「26歳の時に、僕、精神科の病院で働いていたのですけど、2年目の時に、たまたま境界性人格障害の勉強をするのに夜な夜な本を読んでいたら、パーンと空気がすごい張りつめた…違和感を覚えて。それで、『なんかおかしいな』と思っていたら、どんどんどんどん不安と怖さというか……。いつも講演で話させてもらう表現というのは、風船がどんどんどんどん膨らんでいくという感覚というか……。
『これはどうなってしまうんだ』みたいな怖さがあって。で、音楽をつけたり、テレビをつけたりしてリラックスしようと思ったのですけど、その音さえもどんどんどんどん膨らんでいく風船を割ってしまうような気ぃさえして。
たぶん僕は精神科で働いていたということもあって、勉強していたから、これは発病する……、発病というかなんかおかしいぞと前もって分かりえたというか。で、その間にもどんどんどんどん膨らんでいって、もし、この風船が割れてしまった時に、自制の効かない何かというか、素っ裸で外に出るだとか……。よく言うのが、本で出てくる精神疾患のエピソード的なものというか包丁振り回して外に出るとか、なんかそういう自制の効かない何かを起こしてしまうのではないかというのが、ギリギリのラインで浮かんで、それで同僚を呼んで対処したという感じですかね。

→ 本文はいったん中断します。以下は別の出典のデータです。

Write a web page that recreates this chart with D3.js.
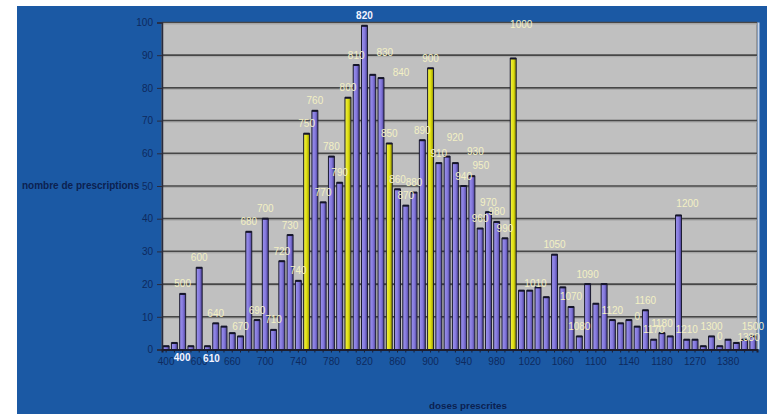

で、その日にすぐ夜中に同僚を呼んで、割れてしまって自制が効かないことで、何か迷惑をかけてもまずいと思って。ちょっと割れてしまってそういうことになったら、救急車を呼んでもらうか。だけど、僕は朝までなんとか割れないように割れないようにしようと思うから、もしなんとか朝までもったら、自分が働いている病院ではなくて、『とりあえず、どっかのクリニックを探して、連れて行ってほしい』ということを言って……。
いやぁ苦しかったですね。もう、寝られなかったですからね。」
「メンタルクリニックだったと思います。どこがいいとかそういうことはまったく分からないから、一応、友達にパソコンで検索してもらって、任せていたというか。
(診察では)『まあ統合失調症か抑うつ神経症ですね』と言われて、薬を出されたのですけど、当時、どんなふうに診察されてどんなふうに言われたかまでは憶えていないですね。そのあと、服薬しながら3年間働き続けていて、3年後に入院したので、その3年間はそこに通っていましたね。
(当時飲んでいた薬は)……ちょっと、そこまでは覚えていない。」
「その間に服薬しながら、やはりストレスというのは、いろいろ、抗不安薬であったりだとか抗うつ薬であったりだとか……。例えば、抗不安薬。不安になりました、それを飲んだからといって不安がなくなるわけでは根本的にないから不安定で、薬を飲んで安定するという……、そのために飲んでいたとしても、ストレスは回避できなくて。だから、薬と、結局は、僕は、その3年間の中でアルコールの世界に入っていって、薬とアルコールの世界に浸かっていた。一応働いてはいたのですけど、帰ったらもう薬とアルコールという……。
(アルコールは)なんでも飲んでいましたね。結局、入院は、(アルコールを)飲んでいて、その3年の間で虫の幻覚を見始めて、家で飲んでいた時に。僕自身がデイケアでアルコール依存症のプログラムも持っていて、一応勉強していたこともあったので、アルコール依存症の特徴的なものが虫の幻覚を見るという……。で、自分自身が(それを)見た時に、『ああ、自分はもうアルコール依存症になったな』というようなそこまでの落胆でもなく驚きでもなく、冷静になったというだけの変な感じですけど。
家(に)帰れば、すぐお酒を飲んで、で、白い壁に点々点々点々点々と黒い虫が貼りついていたり、空中に虫が舞っていて、手で払うのだけれど当たらなくて。で、すごいのですよ。職場から帰って来てすぐ、『あ、疲れた』と思って毛布をかぶって、でなんか当たる感覚があるのです。皮膚にポンポンと当たるような感覚。なんだろなと思って毛布を取ったら、ブワーーーっと虫が広がっていて。ま、たしかに幻覚ですからね。1回だけ、当たる感覚というのはあって……。」